--- Your instructions ---
Retype the stretch of lines that starts at the line containing "Write a Python" and ends at the line containing "import numpy as np", inclusive. Do not include pictures.

>> START Record excerpts

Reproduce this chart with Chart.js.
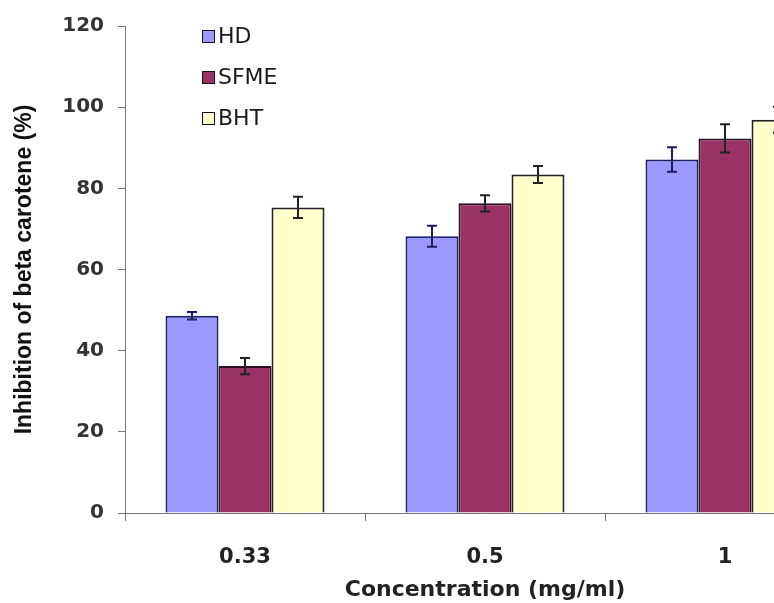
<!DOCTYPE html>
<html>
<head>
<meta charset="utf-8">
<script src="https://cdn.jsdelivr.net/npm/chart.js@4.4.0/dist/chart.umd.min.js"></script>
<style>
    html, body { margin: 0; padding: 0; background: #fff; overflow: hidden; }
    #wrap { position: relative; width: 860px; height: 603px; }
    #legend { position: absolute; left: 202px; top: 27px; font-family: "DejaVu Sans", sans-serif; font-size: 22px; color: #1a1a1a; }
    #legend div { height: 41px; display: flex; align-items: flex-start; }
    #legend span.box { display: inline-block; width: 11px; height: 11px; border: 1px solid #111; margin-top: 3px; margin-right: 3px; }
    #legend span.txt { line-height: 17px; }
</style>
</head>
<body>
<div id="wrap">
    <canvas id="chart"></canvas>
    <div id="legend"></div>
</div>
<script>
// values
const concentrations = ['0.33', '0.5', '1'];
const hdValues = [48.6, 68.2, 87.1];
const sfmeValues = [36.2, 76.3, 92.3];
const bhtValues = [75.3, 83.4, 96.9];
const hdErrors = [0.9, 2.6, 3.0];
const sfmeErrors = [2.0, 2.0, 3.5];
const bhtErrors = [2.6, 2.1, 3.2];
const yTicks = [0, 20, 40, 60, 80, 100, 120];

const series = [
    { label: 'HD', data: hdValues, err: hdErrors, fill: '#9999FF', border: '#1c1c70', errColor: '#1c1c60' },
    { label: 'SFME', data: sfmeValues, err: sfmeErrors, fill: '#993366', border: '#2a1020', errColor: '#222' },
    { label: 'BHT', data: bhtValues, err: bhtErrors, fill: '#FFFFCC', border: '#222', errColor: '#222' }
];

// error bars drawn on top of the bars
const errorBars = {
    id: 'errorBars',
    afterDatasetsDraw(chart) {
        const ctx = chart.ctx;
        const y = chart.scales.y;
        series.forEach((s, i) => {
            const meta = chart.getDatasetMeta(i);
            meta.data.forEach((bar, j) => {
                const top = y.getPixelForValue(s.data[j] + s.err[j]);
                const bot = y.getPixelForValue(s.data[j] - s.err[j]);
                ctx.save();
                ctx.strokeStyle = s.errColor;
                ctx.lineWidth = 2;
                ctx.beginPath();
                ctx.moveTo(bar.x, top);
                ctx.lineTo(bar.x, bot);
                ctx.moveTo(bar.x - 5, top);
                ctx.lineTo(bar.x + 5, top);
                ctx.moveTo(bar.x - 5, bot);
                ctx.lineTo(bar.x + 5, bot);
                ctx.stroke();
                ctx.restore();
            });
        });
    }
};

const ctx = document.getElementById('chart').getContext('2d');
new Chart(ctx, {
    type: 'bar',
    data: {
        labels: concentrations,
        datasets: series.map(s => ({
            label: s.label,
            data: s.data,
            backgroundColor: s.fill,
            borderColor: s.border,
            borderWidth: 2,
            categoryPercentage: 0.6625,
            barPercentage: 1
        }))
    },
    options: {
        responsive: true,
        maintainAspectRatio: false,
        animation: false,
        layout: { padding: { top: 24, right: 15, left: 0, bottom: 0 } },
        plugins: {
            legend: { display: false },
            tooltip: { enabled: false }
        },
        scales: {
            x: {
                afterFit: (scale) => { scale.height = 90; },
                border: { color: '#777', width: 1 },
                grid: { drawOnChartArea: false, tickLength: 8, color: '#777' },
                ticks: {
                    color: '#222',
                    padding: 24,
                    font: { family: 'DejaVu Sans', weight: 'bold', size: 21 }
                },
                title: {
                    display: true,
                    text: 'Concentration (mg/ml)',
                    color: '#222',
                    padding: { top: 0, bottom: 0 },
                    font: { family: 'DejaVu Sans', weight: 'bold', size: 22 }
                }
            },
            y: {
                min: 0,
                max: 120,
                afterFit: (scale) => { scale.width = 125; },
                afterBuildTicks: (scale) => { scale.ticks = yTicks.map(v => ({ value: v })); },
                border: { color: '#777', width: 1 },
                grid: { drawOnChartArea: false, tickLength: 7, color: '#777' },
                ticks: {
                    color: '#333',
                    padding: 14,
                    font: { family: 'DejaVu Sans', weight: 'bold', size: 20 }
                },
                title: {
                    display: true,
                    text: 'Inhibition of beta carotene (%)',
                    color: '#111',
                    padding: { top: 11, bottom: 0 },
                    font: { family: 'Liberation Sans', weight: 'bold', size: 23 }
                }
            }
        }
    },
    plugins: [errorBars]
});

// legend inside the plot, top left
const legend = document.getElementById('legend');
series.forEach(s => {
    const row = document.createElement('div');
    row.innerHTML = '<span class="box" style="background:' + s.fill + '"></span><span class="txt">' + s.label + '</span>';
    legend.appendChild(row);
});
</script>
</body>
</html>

>> END Record excerpts
>> START Record excerpts

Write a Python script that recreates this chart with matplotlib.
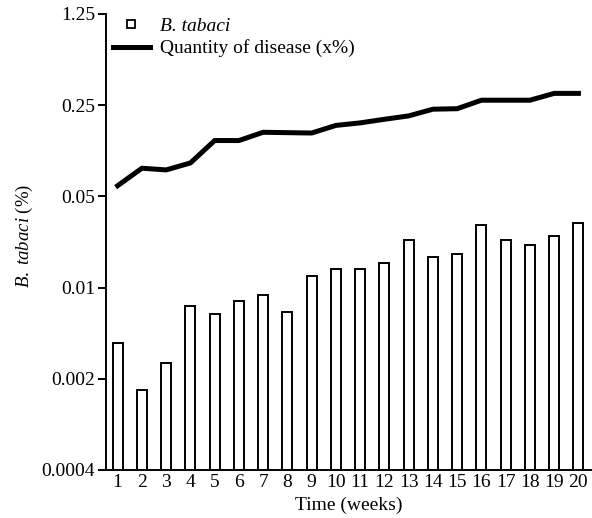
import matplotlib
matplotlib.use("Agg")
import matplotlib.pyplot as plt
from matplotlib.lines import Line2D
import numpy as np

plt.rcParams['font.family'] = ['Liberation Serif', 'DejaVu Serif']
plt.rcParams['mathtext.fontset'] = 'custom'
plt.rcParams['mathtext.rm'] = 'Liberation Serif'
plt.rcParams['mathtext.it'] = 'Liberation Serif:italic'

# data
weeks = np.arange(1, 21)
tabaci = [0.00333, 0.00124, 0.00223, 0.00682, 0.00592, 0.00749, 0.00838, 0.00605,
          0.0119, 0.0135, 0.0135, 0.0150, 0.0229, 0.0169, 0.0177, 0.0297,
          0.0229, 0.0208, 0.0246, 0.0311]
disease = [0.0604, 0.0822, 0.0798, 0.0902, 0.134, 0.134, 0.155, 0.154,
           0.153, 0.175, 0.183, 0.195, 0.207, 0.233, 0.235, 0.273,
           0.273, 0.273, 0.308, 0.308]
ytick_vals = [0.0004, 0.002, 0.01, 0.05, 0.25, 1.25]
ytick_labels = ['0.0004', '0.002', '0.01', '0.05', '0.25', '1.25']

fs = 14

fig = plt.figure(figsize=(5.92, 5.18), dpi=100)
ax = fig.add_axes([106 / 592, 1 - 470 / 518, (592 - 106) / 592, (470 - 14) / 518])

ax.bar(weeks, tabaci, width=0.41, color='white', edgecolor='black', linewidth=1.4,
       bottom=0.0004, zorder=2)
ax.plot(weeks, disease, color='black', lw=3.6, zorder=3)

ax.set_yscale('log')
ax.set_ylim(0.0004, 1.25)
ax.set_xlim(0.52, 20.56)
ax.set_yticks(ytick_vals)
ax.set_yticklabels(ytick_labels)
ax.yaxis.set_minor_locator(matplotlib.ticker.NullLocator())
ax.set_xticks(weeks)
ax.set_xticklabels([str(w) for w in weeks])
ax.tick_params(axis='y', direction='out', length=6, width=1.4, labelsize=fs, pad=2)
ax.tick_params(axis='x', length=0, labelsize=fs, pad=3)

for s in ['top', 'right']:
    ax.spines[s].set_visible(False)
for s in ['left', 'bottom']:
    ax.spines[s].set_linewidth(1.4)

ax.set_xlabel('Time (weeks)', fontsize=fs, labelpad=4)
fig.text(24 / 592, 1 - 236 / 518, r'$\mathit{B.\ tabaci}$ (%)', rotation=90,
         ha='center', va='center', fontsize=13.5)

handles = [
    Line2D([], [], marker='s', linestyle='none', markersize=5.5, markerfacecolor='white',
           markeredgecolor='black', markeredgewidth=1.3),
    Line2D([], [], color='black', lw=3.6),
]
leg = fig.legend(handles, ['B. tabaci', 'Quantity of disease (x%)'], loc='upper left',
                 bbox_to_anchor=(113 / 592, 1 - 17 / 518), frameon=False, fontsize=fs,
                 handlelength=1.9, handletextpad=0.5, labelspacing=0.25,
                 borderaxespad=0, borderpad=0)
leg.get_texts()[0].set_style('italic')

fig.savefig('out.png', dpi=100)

>> END Record excerpts

--- Solution ---
Write a Python script that recreates this chart with matplotlib.
import matplotlib
matplotlib.use("Agg")
import matplotlib.pyplot as plt
from matplotlib.lines import Line2D
import numpy as np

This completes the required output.